But seriously, Joanna Penn of The Creative Penn has five suggestions for identifying your target audience.
There may times you have to reassess your audience…or your message.
No matter the audience size, it’s a good idea to open up, to gauge your readership.
After all, you’re a wordsmith. A master of your message.
And your readers’ reactions? Wellll, it’s anybody’s guess.
With that in mind…why am I doing this writer’s horoscope [WH]?
Not necessarily in order of importance:
1. This is a project that will keep my head in the writing game. I like to stay involved in the process and if I have to think daily about even one aspect of it, well, that’s helpful.
2. I’m writing for me. I’m facing up to a self-issued challenge and since I’m not a great finisher up to now, I want to see if I can finish a year of it. [I can hear the groans from the folks who read the WH and really, you’ve been great, but I’m guessing you might roll your eyes at the repetition of some of the topics/themes I explore, which brings me to…

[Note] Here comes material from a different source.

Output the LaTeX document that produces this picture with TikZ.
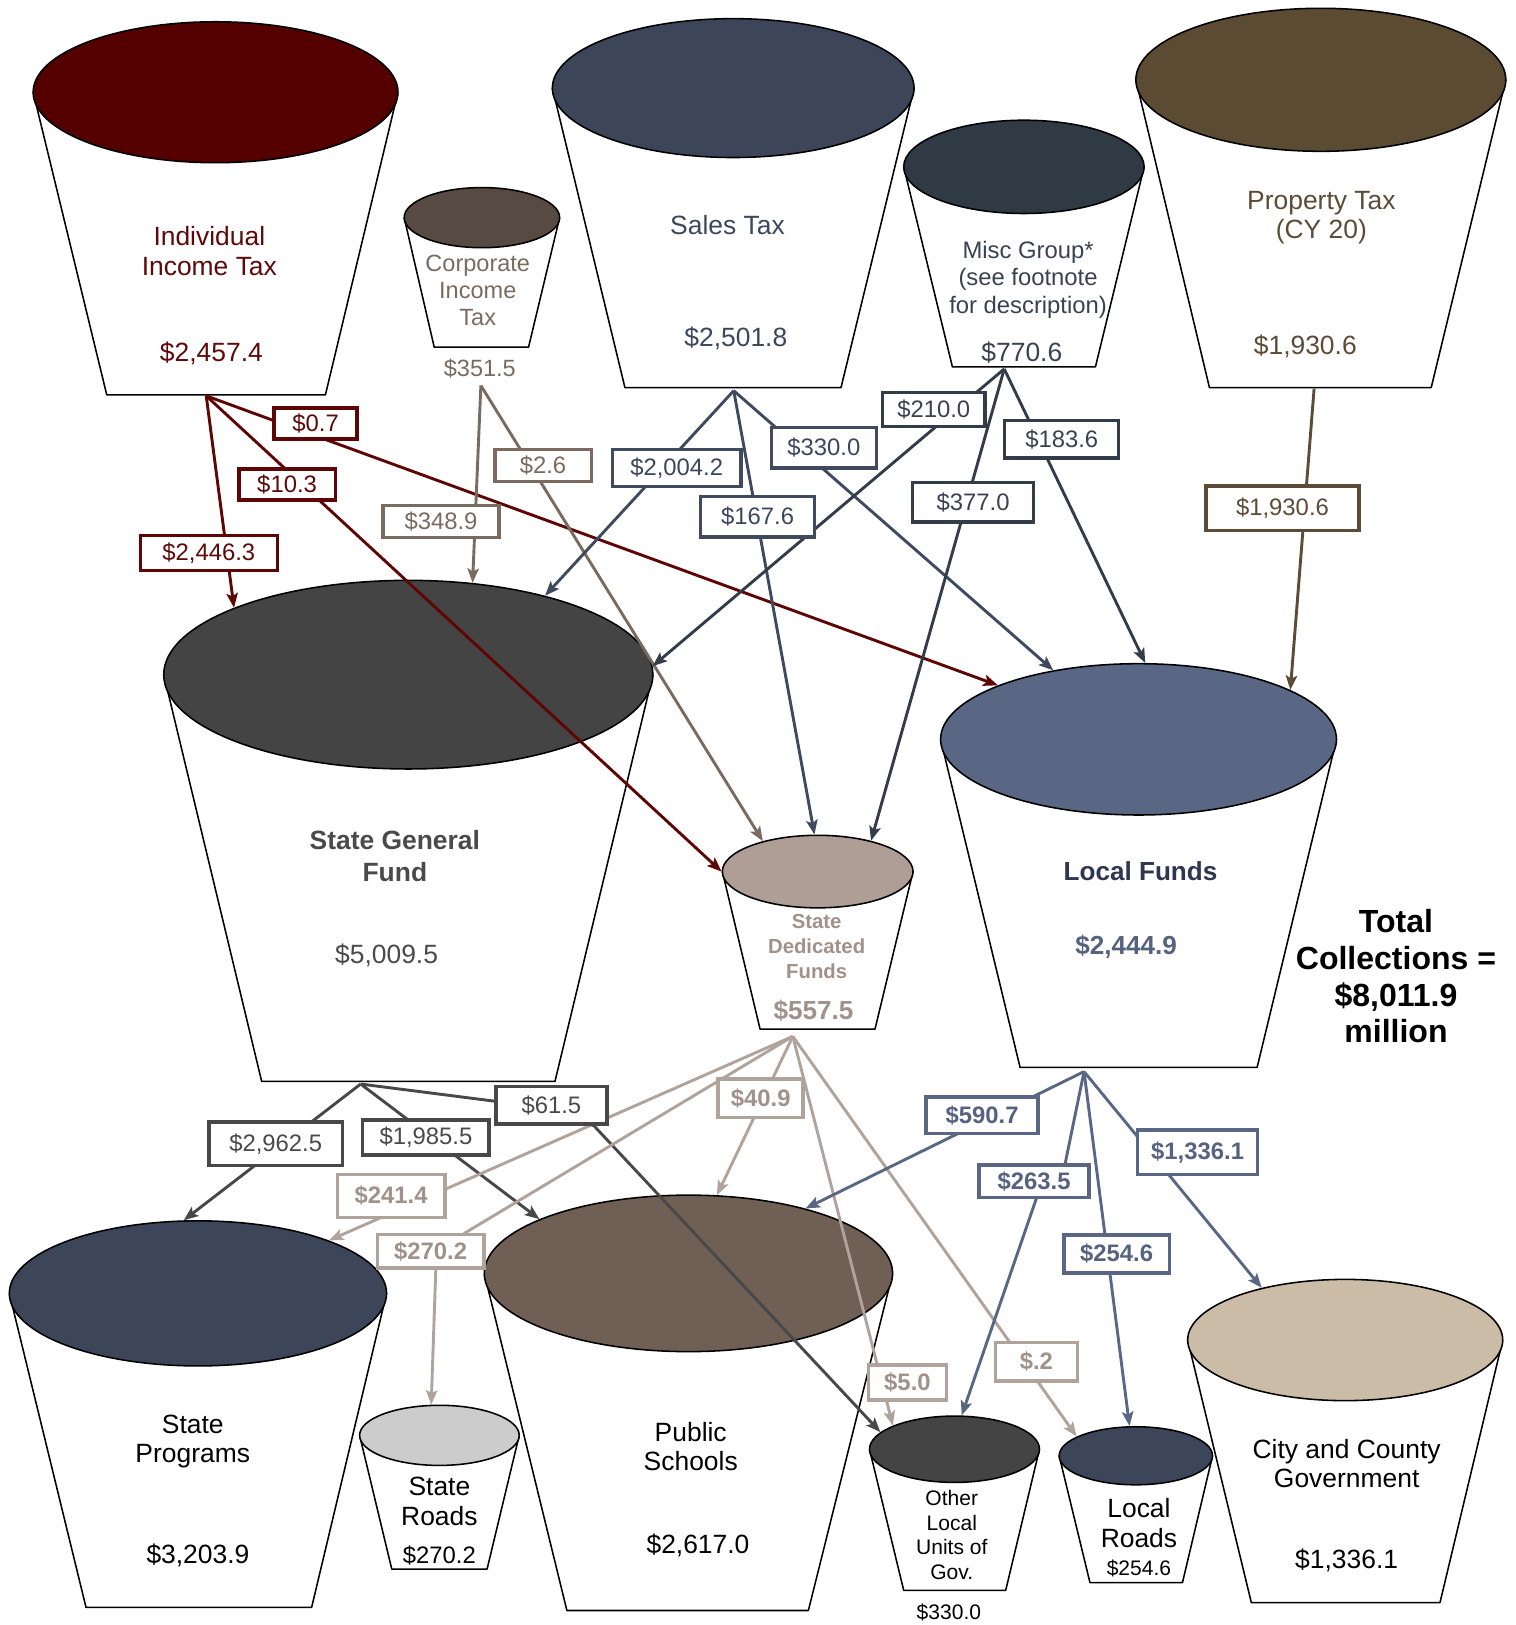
\documentclass[tikz,border=0pt]{standalone}
\usepackage{fontspec}
\setmainfont{Liberation Sans}
\usetikzlibrary{shapes.geometric,arrows.meta}
\pgfdeclarelayer{back}
\pgfsetlayers{back,main}

\definecolor{iitfill}{HTML}{550000}
\definecolor{iitline}{HTML}{5E0505}
\definecolor{iittext}{HTML}{5E0A0A}
\definecolor{citfill}{HTML}{564A42}
\definecolor{citline}{HTML}{7A6A5F}
\definecolor{cittext}{HTML}{7A6B61}
\definecolor{salfill}{HTML}{3D4659}
\definecolor{salline}{HTML}{3F4A5E}
\definecolor{saltext}{HTML}{3D475C}
\definecolor{mscfill}{HTML}{2F3A45}
\definecolor{mscline}{HTML}{333D4A}
\definecolor{msctext}{HTML}{3A4252}
\definecolor{prpfill}{HTML}{5C4B33}
\definecolor{prpline}{HTML}{5C4B36}
\definecolor{sgffill}{HTML}{444444}
\definecolor{sgfline}{HTML}{484848}
\definecolor{sgftext}{HTML}{4A4A4A}
\definecolor{sdffill}{HTML}{AE9E96}
\definecolor{sdfline}{HTML}{B0A39B}
\definecolor{sdftext}{HTML}{A0928A}
\definecolor{lffill}{HTML}{5A6784}
\definecolor{lfline}{HTML}{5A6784}
\definecolor{lftext}{HTML}{56627F}
\definecolor{lfdark}{HTML}{2E3650}
\definecolor{psfill}{HTML}{6F5F54}
\definecolor{srfill}{HTML}{CCCCCC}
\definecolor{ccfill}{HTML}{CBBCA7}

\begin{document}
\begin{tikzpicture}[x=1pt,y=-1pt,
	cup/.style={draw=black, line width=1.5pt, fill=white, line join=round},
	rim/.style={ellipse, draw=black, line width=1.5pt, inner sep=0pt},
	big/.style={font=\fontsize{25.5}{28.5}\selectfont, align=center, inner sep=0pt},
	mid/.style={font=\fontsize{23}{26.3}\selectfont, align=center, inner sep=0pt},
	small/.style={font=\fontsize{20.3}{23.7}\selectfont, align=center, inner sep=0pt},
	flow/.style={line width=2.8pt, -{Stealth[length=14pt,width=11pt,inset=3pt]}},
	lab/.style={draw, fill=white, line width=3.3pt, inner sep=0pt, font=\fontsize{23}{26}\selectfont},
	box/.style 2 args={minimum width=#1pt, minimum height=#2pt},
	iitlab/.style={lab, draw=iitline, text=iittext},
	citlab/.style={lab, draw=citline, text=cittext},
	sallab/.style={lab, draw=salline, text=saltext},
	msclab/.style={lab, draw=mscline, text=msctext},
	prplab/.style={lab, draw=prpline, text=prpline},
	sgflab/.style={lab, draw=sgfline, text=sgftext},
	sdflab/.style={lab, draw=sdfline, text=sdftext, font=\fontsize{23}{26}\selectfont\bfseries},
	lflab/.style={lab, draw=lfline, text=lftext, font=\fontsize{23}{26}\selectfont\bfseries}]
\useasboundingbox (0,0) rectangle (1462,1568);

\begin{pgfonlayer}{back}
	% sources
	\coordinate (iit) at (208,89);
	\draw[cup] ([xshift=-176pt]iit) -- (103,381) -- (314,381) -- ([xshift=176pt]iit);
	\node[rim, fill=iitfill, minimum width=352pt, minimum height=136pt] (iit-top) at (iit) {};
	\node[big, text=iittext] (iit-name) at (202,242) {Individual\\Income Tax};
	\node[big, text=iittext] (iit-val) at (204,341) {\$2,457.4};

	\coordinate (cit) at (465,210);
	\draw[cup] ([xshift=-75pt]cit) -- (419,335) -- (510,335) -- ([xshift=75pt]cit);
	\node[rim, fill=citfill, minimum width=150pt, minimum height=58pt] (cit-top) at (cit) {};
	\node[mid, text=cittext, font=\fontsize{22.7}{26}\selectfont] (cit-name) at (461,280) {Corporate\\Income\\Tax};
	\node[mid, text=cittext, font=\fontsize{22.7}{26}\selectfont] (cit-val) at (463,356) {\$351.5};

	\coordinate (sal) at (707.5,85);
	\draw[cup] ([xshift=-174.5pt]sal) -- (603,374) -- (811.5,374) -- ([xshift=174.5pt]sal);
	\node[rim, fill=salfill, minimum width=349pt, minimum height=134pt] (sal-top) at (sal) {};
	\node[big, text=saltext] (sal-name) at (702,217) {Sales Tax};
	\node[big, text=saltext] (sal-val) at (710,327) {\$2,501.8};

	\coordinate (msc) at (988,161);
	\draw[cup] ([xshift=-116pt]msc) -- (919,354) -- (1057,354) -- ([xshift=116pt]msc);
	\node[rim, fill=mscfill, minimum width=232pt, minimum height=90pt] (msc-top) at (msc) {};
	\node[mid, text=msctext] (msc-name) at (992,270) {Misc Group*\\(see footnote\\for description)};
	\node[big, text=msctext] (msc-val) at (986,340) {\$770.6};

	\coordinate (prp) at (1274.5,77);
	\draw[cup] ([xshift=-178.5pt]prp) -- (1167,374) -- (1381,374) -- ([xshift=178.5pt]prp);
	\node[rim, fill=prpfill, minimum width=357pt, minimum height=138pt] (prp-top) at (prp) {};
	\node[big, text=prpline] (prp-name) at (1275,210) {Property Tax\\(CY 20)};
	\node[big, text=prpline] (prp-val) at (1259.5,334) {\$1,930.6};

	% funds
	\coordinate (sgf) at (394,651);
	\draw[cup] ([xshift=-236pt]sgf) -- (252.5,1043.5) -- (535.5,1043.5) -- ([xshift=236pt]sgf);
	\node[rim, fill=sgffill, minimum width=472pt, minimum height=182pt] (sgf-top) at (sgf) {};
	\node[big, text=sgftext, font=\fontsize{25.5}{30}\selectfont\bfseries] (sgf-name) at (381,826) {State General\\Fund};
	\node[big, text=sgftext] (sgf-val) at (373,922) {\$5,009.5};

	\coordinate (sdf) at (789,841);
	\draw[cup] ([xshift=-92pt]sdf) -- (733.4,993) -- (844.3,993) -- ([xshift=92pt]sdf);
	\node[rim, fill=sdffill, minimum width=184pt, minimum height=70pt] (sdf-top) at (sdf) {};
	\node[small, text=sdftext, font=\fontsize{19.6}{24.3}\selectfont\bfseries] (sdf-name) at (788,913.5) {State\\Dedicated\\Funds};
	\node[big, text=sdftext, font=\fontsize{25.2}{28}\selectfont\bfseries] (sdf-val) at (785,975) {\$557.5};

	\coordinate (lf) at (1098.6,713.4);
	\draw[cup] ([xshift=-191pt]lf) -- (984.3,1030) -- (1213,1030) -- ([xshift=191pt]lf);
	\node[rim, fill=lffill, minimum width=382pt, minimum height=146pt] (lf-top) at (lf) {};
	\node[big, text=lfdark, font=\fontsize{25.2}{28}\selectfont\bfseries] (lf-name) at (1100.5,840.5) {Local Funds};
	\node[big, text=lftext, font=\fontsize{25.2}{28}\selectfont\bfseries] (lf-val) at (1086.6,913.6) {\$2,444.9};

	\node[align=center, inner sep=0pt, font=\fontsize{30.9}{35.5}\selectfont\bfseries] (total) at (1347,942) {Total\\Collections =\\\$8,011.9\\million};

	% uses
	\coordinate (sp) at (191,1248);
	\draw[cup] ([xshift=-182pt]sp) -- (83,1551) -- (300.7,1551) -- ([xshift=182pt]sp);
	\node[rim, fill=salfill, minimum width=364pt, minimum height=140pt] (sp-top) at (sp) {};
	\node[big] (sp-name) at (186,1391) {State\\Programs};
	\node[big] (sp-val) at (191,1501) {\$3,203.9};

	\coordinate (sr) at (424,1385);
	\draw[cup] ([xshift=-77pt]sr) -- (378,1514) -- (470,1514) -- ([xshift=77pt]sr);
	\node[rim, fill=srfill, minimum width=154pt, minimum height=58pt] (sr-top) at (sr) {};
	\node[big] (sr-name) at (424,1448.5) {State\\Roads};
	\node[mid] (sr-val) at (424,1501) {\$270.2};

	\coordinate (ps) at (664.3,1228.7);
	\draw[cup] ([xshift=-197pt]ps) -- (547,1554) -- (780,1554) -- ([xshift=197pt]ps);
	\node[rim, fill=psfill, minimum width=394pt, minimum height=151pt] (ps-top) at (ps) {};
	\node[big] (ps-name) at (666.5,1396) {Public\\Schools};
	\node[big] (ps-val) at (673.5,1491.6) {\$2,617.0};

	\coordinate (olu) at (921,1398.4);
	\draw[cup] ([xshift=-82pt]olu) -- (872,1534.6) -- (970.4,1534.6) -- ([xshift=82pt]olu);
	\node[rim, fill=sgffill, minimum width=164pt, minimum height=64pt] (olu-top) at (olu) {};
	\node[small] (olu-name) at (918.4,1481) {Other\\Local\\Units of\\Gov.};
	\node[small] (olu-val) at (915.6,1555.4) {\$330.0};

	\coordinate (lr) at (1096,1404.7);
	\draw[cup] ([xshift=-74pt]lr) -- (1051.7,1527) -- (1141,1527) -- ([xshift=74pt]lr);
	\node[rim, fill=salfill, minimum width=148pt, minimum height=56pt] (lr-top) at (lr) {};
	\node[big, font=\fontsize{25.5}{29.2}\selectfont] (lr-name) at (1099,1469.3) {Local\\Roads};
	\node[small] (lr-val) at (1099,1513.4) {\$254.6};

	\coordinate (cc) at (1298,1293);
	\draw[cup] ([xshift=-152pt]cc) -- (1207.4,1546.3) -- (1389.5,1546.3) -- ([xshift=152pt]cc);
	\node[rim, fill=ccfill, minimum width=304pt, minimum height=117pt] (cc-top) at (cc) {};
	\node[big] (cc-name) at (1299.4,1412.3) {City and County\\Government};
	\node[big] (cc-val) at (1299.4,1506) {\$1,336.1};
\end{pgfonlayer}

% amounts
\node[iitlab, box={80}{30}] (l07) at (304.5,408.5) {\$0.7};
\node[iitlab, box={93}{30}] (l103) at (277,467.5) {\$10.3};
\node[iitlab, box={132}{34}] (l24463) at (201.5,533.5) {\$2,446.3};
\node[citlab, box={112}{31}] (l3489) at (425.5,503) {\$348.9};
\node[citlab, box={93}{31}] (l26) at (524,449) {\$2.6};
\node[sallab, box={124}{36}] (l20042) at (653,451.5) {\$2,004.2};
\node[sallab, box={110}{39}] (l1676) at (731,498.5) {\$167.6};
\node[sallab, box={101}{39}] (l3300) at (795,432) {\$330.0};
\node[msclab, box={99}{33}] (l2100) at (901,395) {\$210.0};
\node[msclab, box={117}{38}] (l3770) at (939,484.5) {\$377.0};
\node[msclab, box={110}{36}] (l1836) at (1024.5,424) {\$183.6};
\node[prplab, box={148}{43}] (l19306) at (1237.5,490.5) {\$1,930.6};
\node[sgflab, box={129}{42}] (l29625) at (266,1103.7) {\$2,962.5};
\node[sgflab, box={122}{34}] (l19855) at (411,1097.5) {\$1,985.5};
\node[sgflab, box={107}{36}] (l615) at (532,1066.5) {\$61.5};
\node[sdflab, box={82}{37}] (l409) at (734,1059.7) {\$40.9};
\node[sdflab, box={104}{41}] (l2414) at (377.4,1154) {\$241.4};
\node[sdflab, box={103}{32}] (l2702) at (415.5,1207.4) {\$270.2};
\node[sdflab, box={75}{34}] (l50) at (875.6,1334) {\$5.0};
\node[sdflab, box={79}{37}] (l02) at (1000,1314) {\$.2};
\node[lflab, box={108}{35}] (l5907) at (947.7,1076) {\$590.7};
\node[lflab, box={106}{31}] (l2635) at (997.8,1139.8) {\$263.5};
\node[lflab, box={102}{37}] (l2546) at (1077.5,1210) {\$254.6};
\node[lflab, box={116}{43}] (l13361) at (1155.6,1112) {\$1,336.1};

\begin{pgfonlayer}{back}
	\coordinate (iit-out) at (199,382);
	\coordinate (cit-out) at (464,372);
	\coordinate (sal-out) at (708,377);
	\coordinate (msc-out) at (969,356);
	\coordinate (prp-out) at (1268,375);
	\coordinate (sgf-out) at (348,1046);
	\coordinate (sdf-out) at (765,1000);
	\coordinate (lf-out) at (1046,1034);

	\draw[flow, iitline] (iit-out) -- (sgf-top.159);
	\draw[flow, iitline] (iit-out) -- (sdf-top.180);
	\draw[flow, iitline] (iit-out) -- (lf-top.159);

	\draw[flow, citline] (cit-out) -- (sgf-top.55);
	\draw[flow, citline] (cit-out) -- (sdf-top.151);

	\draw[flow, salline] (sal-out) -- (sgf-top.30);
	\draw[flow, salline] (sal-out) -- (sdf-top.95);
	\draw[flow, salline] (sal-out) -- (lf-top.141);

	\draw[flow, mscline] (msc-out) -- (sgf-top.2);
	\draw[flow, mscline] (msc-out) -- (sdf-top.30);
	\draw[flow, mscline] (msc-out) -- (lf-top.85);

	\draw[flow, prpline] (prp-out) -- (lf-top.18);

	\draw[flow, sgfline] (sgf-out) -- (sp-top.101);
	\draw[flow, sgfline] (sgf-out) -- (ps-top.160);
	\draw[flow, sgfline] (sgf-out) -- ([yshift=4pt]l615.west) -- ([xshift=41pt]l615.south) -- (olu-top.167);

	\draw[flow, sdfline] (sdf-out) -- (ps-top.70);
	\draw[flow, sdfline] (sdf-out) -- (sp-top.22);
	\draw[flow, sdfline] (sdf-out) -- ([xshift=33pt]l2702.north) -- ([xshift=5pt]l2702.south) -- (sr-top.105);
	\draw[flow, sdfline] (sdf-out) -- (olu-top.159);
	\draw[flow, sdfline] (sdf-out) -- (lr-top.162);

	\draw[flow, lfline] (lf-out) -- (ps-top.29);
	\draw[flow, lfline] (lf-out) -- ([xshift=30pt]l2635.north) -- ([xshift=2pt]l2635.south) -- (olu-top.78);
	\draw[flow, lfline] (lf-out) -- (lr-top.102);
	\draw[flow, lfline] (lf-out) -- (cc-top.148);
\end{pgfonlayer}
\end{tikzpicture}
\end{document}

3. I’m thinking that if certain themes keep rearing their ugly heads, well, that’s telling me something–namely, they are issues that I consider important, if for no other writer than myself.
4. Maybe a different reader/fellow writer happens upon [is force-fed] my blog, say, a month from now. They’ve missed all my other gems [just humor me on this] about sticking your neck out, but the one on their screen might just hit home.
5. Each time I click ‘Publish’, I’ve given resistance a small-scale whack on the side of the head and believe me, resistance deserves it.
6. I really do ascribe to Austin Kleon’s ‘Show Your Work’ principles two and three ‘Think Process, Not Product’ and ‘Share something small every day.’. It’s giving a peek behind the curtain because frankly, the WH is obviously a work in progress. I mean, really, depending on the day, is it really a horoscope?
7. Maybe some of those dominant themes will co-opt themselves into a different form later on.
8. It’s fun to look for the photos that cast a ‘tongue-in-cheek’ eye at the various themes. [I’m sorry, but when the absurdity of that bizarre three-body-part-in-one phrasing popped in my head, I just had to go with it. Can you tell this is first-and-a-half draft material?]
9. Short pieces like this W.H. work for my limited attention span. In fact, this 450-word post is downright exhausting. [I can only imagine what an ordeal it is for anybody who has read this far.]
Okay, that’s nine reasons, with probably a couple more hovering out there.
So, feel free to keep reading and when you come upon repeated topics, just reassure yourself: A] “it’s not you, it’s me.” [Thank you, George Costanza.] It’s my experiment. B] My own denseness requires plenty of repetition.